## Listed entries:
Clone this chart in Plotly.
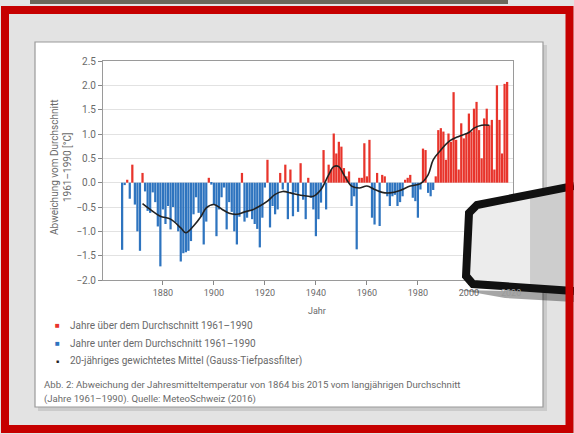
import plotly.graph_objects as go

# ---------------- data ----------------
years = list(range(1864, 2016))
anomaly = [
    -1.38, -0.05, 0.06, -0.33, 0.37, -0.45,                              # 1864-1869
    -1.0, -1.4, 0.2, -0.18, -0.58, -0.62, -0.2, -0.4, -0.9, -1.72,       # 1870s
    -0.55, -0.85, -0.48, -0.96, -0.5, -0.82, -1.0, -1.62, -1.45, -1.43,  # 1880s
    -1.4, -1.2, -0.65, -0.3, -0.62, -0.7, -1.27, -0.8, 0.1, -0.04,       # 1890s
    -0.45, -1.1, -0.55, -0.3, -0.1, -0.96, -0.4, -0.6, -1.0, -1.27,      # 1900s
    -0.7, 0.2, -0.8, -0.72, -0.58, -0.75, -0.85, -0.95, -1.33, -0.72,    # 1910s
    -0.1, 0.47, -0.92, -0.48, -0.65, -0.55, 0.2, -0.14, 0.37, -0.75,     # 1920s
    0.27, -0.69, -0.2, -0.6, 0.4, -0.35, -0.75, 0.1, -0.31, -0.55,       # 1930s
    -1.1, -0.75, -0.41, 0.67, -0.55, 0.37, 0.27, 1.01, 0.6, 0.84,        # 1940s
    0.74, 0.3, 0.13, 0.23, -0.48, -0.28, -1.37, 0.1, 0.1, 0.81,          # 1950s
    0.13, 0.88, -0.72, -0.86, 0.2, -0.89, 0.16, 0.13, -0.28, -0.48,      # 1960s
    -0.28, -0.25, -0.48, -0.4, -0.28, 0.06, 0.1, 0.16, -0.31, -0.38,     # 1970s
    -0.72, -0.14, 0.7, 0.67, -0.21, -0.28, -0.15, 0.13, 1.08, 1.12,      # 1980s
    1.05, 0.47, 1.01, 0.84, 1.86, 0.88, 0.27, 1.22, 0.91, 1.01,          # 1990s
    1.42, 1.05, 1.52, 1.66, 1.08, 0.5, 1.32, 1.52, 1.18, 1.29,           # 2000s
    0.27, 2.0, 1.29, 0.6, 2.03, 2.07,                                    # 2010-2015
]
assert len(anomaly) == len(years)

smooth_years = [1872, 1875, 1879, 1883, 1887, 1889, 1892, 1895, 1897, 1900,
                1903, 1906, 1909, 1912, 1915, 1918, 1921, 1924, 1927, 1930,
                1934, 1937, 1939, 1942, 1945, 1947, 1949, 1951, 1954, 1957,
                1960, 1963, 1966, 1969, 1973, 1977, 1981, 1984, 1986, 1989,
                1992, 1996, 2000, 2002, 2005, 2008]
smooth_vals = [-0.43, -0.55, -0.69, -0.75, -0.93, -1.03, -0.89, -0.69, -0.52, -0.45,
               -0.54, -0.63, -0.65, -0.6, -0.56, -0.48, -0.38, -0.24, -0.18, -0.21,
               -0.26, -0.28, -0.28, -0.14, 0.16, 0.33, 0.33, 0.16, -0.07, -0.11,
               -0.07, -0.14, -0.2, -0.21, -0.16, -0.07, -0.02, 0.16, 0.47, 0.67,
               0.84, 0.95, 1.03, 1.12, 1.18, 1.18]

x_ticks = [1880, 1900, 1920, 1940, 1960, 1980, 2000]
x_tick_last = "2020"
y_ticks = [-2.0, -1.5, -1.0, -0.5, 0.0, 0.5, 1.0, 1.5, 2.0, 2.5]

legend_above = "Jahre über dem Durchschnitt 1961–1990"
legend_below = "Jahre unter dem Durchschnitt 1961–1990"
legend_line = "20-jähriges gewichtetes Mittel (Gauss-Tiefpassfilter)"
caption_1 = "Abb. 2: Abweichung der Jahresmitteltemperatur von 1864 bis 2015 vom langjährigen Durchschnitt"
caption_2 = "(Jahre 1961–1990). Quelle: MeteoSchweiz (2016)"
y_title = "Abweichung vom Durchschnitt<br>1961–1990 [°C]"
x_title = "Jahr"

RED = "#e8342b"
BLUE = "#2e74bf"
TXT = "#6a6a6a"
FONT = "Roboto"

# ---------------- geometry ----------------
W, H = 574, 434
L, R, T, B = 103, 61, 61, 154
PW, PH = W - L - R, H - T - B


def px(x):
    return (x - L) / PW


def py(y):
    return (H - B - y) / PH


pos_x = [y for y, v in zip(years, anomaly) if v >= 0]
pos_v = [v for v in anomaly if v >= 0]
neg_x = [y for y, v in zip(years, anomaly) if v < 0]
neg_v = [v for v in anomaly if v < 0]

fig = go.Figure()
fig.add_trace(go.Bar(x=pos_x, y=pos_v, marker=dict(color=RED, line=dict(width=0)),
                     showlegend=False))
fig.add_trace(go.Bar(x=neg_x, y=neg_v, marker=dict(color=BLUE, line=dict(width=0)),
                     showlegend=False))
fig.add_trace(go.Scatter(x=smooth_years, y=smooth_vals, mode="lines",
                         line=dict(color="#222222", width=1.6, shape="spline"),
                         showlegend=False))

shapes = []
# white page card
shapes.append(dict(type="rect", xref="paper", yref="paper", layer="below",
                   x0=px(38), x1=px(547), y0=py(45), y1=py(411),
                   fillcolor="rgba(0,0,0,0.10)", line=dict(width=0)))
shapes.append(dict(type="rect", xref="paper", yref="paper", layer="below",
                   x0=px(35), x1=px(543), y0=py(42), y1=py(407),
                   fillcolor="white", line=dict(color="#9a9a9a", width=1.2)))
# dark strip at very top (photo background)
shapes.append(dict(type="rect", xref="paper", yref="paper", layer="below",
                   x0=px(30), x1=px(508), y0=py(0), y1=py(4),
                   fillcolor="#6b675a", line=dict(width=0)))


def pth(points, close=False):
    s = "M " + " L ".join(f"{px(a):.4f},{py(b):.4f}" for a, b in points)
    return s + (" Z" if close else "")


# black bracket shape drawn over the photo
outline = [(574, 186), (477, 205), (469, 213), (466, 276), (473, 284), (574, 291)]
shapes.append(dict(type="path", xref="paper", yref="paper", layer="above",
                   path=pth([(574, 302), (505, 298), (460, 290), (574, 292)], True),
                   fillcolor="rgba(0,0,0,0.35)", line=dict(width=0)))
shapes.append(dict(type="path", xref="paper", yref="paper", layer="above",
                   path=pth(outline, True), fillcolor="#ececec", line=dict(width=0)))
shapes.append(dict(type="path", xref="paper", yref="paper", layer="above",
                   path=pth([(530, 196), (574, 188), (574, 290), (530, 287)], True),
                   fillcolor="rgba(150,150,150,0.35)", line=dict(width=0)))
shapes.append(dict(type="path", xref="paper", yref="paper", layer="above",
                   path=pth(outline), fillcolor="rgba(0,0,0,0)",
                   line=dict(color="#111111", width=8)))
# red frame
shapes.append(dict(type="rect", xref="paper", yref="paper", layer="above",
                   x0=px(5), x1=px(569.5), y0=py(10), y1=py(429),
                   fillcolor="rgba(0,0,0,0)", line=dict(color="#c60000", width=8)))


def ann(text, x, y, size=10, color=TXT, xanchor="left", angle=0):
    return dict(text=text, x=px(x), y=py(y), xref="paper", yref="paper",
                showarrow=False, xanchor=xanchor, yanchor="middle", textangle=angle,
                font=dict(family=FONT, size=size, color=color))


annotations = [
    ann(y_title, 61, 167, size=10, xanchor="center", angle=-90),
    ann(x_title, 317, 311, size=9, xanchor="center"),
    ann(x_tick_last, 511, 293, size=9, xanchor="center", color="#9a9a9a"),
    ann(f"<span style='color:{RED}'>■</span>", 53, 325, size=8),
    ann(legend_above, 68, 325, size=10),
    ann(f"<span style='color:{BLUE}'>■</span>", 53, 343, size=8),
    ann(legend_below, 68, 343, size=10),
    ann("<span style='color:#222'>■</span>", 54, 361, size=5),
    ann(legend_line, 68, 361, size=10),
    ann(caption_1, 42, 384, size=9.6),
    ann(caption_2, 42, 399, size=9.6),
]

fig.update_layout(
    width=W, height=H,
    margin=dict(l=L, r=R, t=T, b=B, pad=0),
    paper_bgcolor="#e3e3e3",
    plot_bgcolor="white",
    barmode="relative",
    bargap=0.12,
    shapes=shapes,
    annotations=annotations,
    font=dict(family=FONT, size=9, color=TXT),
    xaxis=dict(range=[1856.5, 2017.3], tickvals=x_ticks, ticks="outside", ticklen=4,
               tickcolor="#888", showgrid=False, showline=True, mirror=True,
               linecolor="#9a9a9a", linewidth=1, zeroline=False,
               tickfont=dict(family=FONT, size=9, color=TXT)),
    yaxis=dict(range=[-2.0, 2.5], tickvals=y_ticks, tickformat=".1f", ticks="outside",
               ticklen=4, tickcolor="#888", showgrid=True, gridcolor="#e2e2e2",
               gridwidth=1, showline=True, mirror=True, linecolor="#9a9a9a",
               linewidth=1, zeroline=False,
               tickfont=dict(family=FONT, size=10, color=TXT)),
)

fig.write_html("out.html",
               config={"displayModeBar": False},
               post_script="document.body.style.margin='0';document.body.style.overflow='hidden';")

==

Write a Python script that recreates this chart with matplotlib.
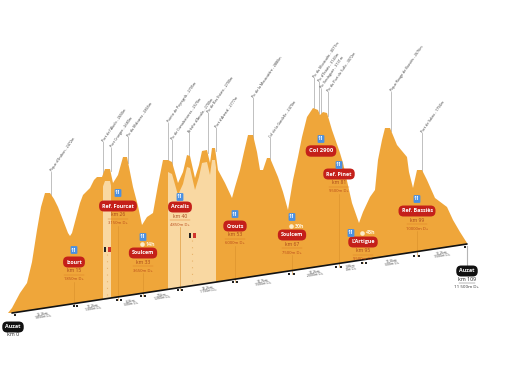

--

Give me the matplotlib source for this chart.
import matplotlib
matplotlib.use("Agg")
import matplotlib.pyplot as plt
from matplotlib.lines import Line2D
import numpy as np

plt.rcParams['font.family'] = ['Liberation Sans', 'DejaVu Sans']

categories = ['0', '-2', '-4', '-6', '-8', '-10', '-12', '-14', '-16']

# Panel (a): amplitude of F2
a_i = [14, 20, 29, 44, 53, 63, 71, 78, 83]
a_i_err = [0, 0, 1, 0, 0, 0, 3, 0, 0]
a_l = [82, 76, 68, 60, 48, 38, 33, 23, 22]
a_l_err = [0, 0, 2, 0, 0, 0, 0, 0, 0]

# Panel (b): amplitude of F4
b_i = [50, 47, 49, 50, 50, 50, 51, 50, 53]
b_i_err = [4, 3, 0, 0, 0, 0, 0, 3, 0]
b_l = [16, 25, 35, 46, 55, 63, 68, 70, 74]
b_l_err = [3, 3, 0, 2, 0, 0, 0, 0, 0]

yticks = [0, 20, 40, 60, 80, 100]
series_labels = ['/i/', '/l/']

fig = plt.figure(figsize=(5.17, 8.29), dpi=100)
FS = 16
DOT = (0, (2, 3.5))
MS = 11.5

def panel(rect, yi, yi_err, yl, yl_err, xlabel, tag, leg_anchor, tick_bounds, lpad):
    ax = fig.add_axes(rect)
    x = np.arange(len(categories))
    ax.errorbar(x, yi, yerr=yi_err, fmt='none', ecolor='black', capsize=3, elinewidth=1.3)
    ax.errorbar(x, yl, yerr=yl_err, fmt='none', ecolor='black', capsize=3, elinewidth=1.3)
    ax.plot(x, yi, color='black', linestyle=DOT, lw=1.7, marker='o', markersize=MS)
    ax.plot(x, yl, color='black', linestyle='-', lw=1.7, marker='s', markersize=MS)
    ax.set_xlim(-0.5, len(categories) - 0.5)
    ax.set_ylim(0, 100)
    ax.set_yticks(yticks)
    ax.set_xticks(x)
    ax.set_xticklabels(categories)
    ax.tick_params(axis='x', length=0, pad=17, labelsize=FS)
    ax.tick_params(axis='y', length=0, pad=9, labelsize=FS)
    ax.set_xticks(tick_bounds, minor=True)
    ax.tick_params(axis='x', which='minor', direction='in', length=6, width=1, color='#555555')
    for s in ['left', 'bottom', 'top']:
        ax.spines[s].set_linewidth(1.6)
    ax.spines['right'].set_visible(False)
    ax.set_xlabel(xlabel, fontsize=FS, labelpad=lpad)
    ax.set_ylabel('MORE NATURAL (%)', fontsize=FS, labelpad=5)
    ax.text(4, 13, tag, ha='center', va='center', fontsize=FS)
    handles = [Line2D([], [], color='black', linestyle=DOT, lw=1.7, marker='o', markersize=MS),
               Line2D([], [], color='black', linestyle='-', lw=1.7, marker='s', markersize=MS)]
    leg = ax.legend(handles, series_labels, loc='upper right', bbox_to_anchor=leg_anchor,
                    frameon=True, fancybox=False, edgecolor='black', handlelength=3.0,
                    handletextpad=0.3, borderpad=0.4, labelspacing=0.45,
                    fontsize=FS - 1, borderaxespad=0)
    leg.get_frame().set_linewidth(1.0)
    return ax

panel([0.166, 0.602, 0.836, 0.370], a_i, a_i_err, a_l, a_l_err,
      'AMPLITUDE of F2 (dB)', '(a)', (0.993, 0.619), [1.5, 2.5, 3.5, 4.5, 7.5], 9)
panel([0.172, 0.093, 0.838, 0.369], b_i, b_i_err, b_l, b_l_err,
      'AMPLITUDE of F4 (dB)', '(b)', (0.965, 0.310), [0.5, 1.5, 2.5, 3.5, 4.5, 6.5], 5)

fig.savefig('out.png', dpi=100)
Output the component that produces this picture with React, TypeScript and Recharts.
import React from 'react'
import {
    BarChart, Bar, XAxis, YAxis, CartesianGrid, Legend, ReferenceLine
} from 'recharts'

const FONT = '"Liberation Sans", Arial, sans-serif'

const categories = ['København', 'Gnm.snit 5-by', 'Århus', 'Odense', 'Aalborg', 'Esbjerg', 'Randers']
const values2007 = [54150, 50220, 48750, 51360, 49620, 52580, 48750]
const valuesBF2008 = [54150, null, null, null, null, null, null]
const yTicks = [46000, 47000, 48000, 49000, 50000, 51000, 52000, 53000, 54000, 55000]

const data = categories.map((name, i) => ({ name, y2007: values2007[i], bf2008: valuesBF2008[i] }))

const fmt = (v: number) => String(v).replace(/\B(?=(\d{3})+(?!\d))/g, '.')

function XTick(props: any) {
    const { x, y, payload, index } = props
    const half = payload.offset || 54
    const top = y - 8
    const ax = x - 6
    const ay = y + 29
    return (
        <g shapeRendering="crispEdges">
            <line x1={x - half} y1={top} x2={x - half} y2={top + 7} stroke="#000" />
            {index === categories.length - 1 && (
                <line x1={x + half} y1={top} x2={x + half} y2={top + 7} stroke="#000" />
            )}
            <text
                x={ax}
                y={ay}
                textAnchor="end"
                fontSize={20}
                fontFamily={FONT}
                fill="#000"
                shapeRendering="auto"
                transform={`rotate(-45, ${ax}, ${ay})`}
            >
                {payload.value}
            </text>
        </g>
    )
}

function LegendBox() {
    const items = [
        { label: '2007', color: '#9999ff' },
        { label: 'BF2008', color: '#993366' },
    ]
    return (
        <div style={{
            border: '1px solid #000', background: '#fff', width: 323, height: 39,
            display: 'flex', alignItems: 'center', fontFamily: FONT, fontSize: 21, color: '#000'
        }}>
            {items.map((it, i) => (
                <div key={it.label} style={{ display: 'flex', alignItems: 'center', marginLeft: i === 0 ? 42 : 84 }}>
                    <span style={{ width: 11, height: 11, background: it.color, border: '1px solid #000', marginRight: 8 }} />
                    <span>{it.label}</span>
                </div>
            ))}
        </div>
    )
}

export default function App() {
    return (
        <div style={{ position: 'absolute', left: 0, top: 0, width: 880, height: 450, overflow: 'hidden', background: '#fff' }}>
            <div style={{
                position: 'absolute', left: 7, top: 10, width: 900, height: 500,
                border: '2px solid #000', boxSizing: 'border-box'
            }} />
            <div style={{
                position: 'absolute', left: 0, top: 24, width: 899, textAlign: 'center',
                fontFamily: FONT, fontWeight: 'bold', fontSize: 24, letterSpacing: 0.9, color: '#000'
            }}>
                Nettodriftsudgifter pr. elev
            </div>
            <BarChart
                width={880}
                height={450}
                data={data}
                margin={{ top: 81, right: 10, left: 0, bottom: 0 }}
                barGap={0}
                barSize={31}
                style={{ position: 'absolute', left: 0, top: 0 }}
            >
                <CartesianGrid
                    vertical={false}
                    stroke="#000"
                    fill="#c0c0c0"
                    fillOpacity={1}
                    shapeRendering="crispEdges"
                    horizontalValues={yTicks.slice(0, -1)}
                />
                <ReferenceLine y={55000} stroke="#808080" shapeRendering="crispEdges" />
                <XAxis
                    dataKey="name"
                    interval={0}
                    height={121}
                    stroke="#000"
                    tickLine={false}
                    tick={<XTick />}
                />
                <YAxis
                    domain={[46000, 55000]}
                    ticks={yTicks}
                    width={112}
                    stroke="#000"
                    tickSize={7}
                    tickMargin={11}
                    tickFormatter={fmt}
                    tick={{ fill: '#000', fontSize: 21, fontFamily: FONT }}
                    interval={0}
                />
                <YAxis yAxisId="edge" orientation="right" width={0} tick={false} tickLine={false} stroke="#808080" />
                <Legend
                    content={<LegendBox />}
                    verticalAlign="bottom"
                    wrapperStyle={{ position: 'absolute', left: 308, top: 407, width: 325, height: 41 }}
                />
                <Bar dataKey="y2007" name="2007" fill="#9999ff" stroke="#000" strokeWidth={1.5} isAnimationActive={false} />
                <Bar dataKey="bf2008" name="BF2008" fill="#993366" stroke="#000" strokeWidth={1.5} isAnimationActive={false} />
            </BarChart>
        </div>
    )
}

## To be done:
Skip every picture. Repeat the lines from the one with "Clone this chart in Plotly." through the one with "import plotly.graph_objects as go", both ends included.

## Final answer:
Clone this chart in Plotly.
import plotly.graph_objects as go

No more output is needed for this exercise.